2013-05-25 [Sideways]: He nodded. Sympathy wasnt his strong suit, and he was starting to feel somewhat uncomfortable. He changed the subject.
"I'm afraid of that door," he said. "Ive never seen these... things before, but your door was no different. It was magic, it was strange, and I felt nothing." He read the words again.
THE PRISONER
"But I have to open it."

2013-05-25 [Sideways]: He looked at her.
"I don't know." His eyes were as flat and matter of fact as his tone.
"When I go in, my body will stay here. I don't know where it goes, or who is on the other side..." he stood. "You'll see through it. But don't go in." He took one step, then looked at her again, thinking something else needed to be said. But nothing came to mind. He grasped the doorknob.

2013-05-25 [Sideways]: Inwardly he was upset that he'd gotten himself to open the door, and she prevented him. Her eyes were buggy and lolling about again. He took a deep breath and sighed it out.
"Fear is strong, and wil is stronger, Jaqi-sai." He looked her in the eyes, pinning her with them like a snake pins a mouse. "But strongest of all is Ka. Even if I don't want to open the door, I don't have a choice."

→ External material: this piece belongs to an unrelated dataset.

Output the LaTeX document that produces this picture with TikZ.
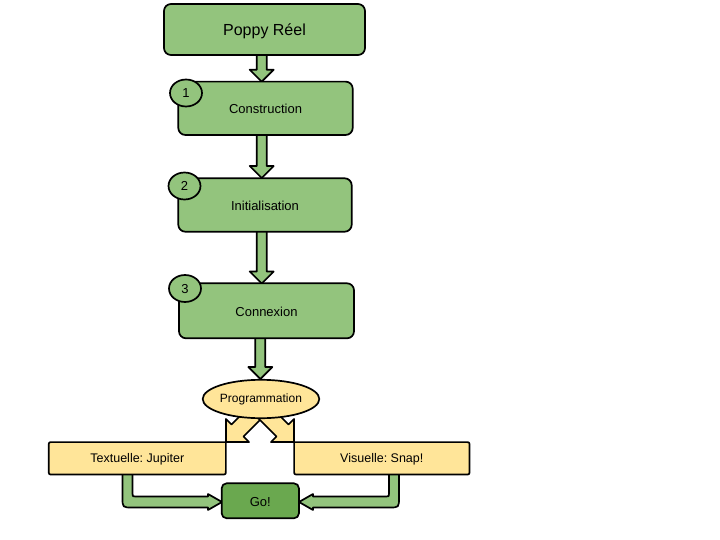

2013-05-25 [Sideways]: "I must do that as well," he said, and actually smiled at her. "Maybe you can fix lunch while you wait." He opened the door.

Through the doorway, a white wall was visible. The view blurred as it shifted back to a book in a pair of white hands. Male hands. The hands were loosely holding the book on a lap wearing blue jeans, seated on a bed. Then the eyes looked to a window. The room appeared small and unadorned. Roland nodded. Didnt look near as bad as the last one
"I'll return," he said, and crouched lower as he walked in. His body collapsed, crumpling into a druken kneeling position. His eyes stayed open.